Fed In Foreclosure, Mortgage Rates Battered

Some discussion on the Fed’s losing battle to manipulate rates lower by buying treasuries and mortgage debt.  Investors are not amused and are voting  with an avalanche of sell orders in the long government debt markets.  So what does the Fed do next?

Geithner – “I am not a crook”

“Chinese assets are very safe”

This remarkable assertion regarding the safety of US debt securities held by China was made by Timothy Geithner, US Treasury Secretary, during his visit to China.   That Mr. Geithner felt compelled to make this statement probably reinforced the unease China has about the finances of the United States.  If the Chinese assets were actually “safe” and everyone knew it, there would have been no need to say that they were safe.

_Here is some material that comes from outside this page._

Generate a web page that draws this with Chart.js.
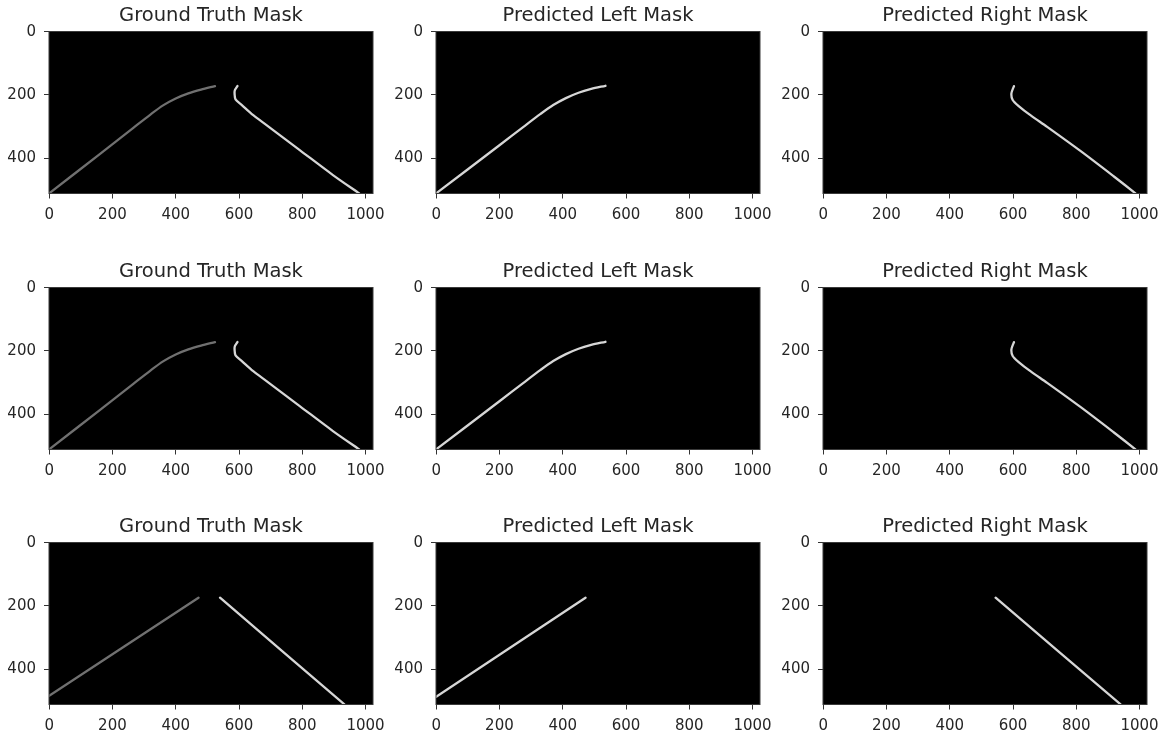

Mr. Geithner’s denial brings to mind another famous denial made by Richard  Nixon during the Watergate affair – “I am not a crook”.  We all know how that turned out.  If it wasn’t obvious that everyone knew Nixon was a crook, he would not have had to deny it.  If US assets are really safe, Geithner would not have to say that they are safe.

Almost a Vaudeville Act

Mr Geithner’s “Chinese assets are very safe” line was  greeted with loud laughter by the student audience he made his remark to.   The laughter speaks for itself regarding the credibility given to Mr. Geithner’s assurances.  Perhaps our Treasury Secretary should have countered the laughter by saying, “I am totally serious about this”.

At the same time, the President and Chairman of the Federal Reserve were very publicly proclaiming that the US deficits would be cut, future spending would be “disciplined” and that fiscal imbalances would be addressed.  These remarks probably confused the Chinese as they watch the United States implement programs that require trillions of dollars a year of new deficit spending.  You can say you will do something but what really counts is what you actually do.   Words are a cheap commodity while confidence is precious.

The recent remarks by Geithner, Obama and Bernanke promising fiscal restraint may have something to do with the following chart.

10 Year Treasury

10 Year Treasury

Courtesy: Yahoo finance

Despite the Fed’s massive purchases of mortgage and treasury securities,  price action in the long term treasury market clearly indicates more sellers than buyers, with rates nearly doubling since late last December.  Rates at 3.75% on the 10 year treasury are certainly not a disaster, but if all the powers of the Fed and Treasury to lower interest rates are failing, then maybe things aren’t so “safe” after all.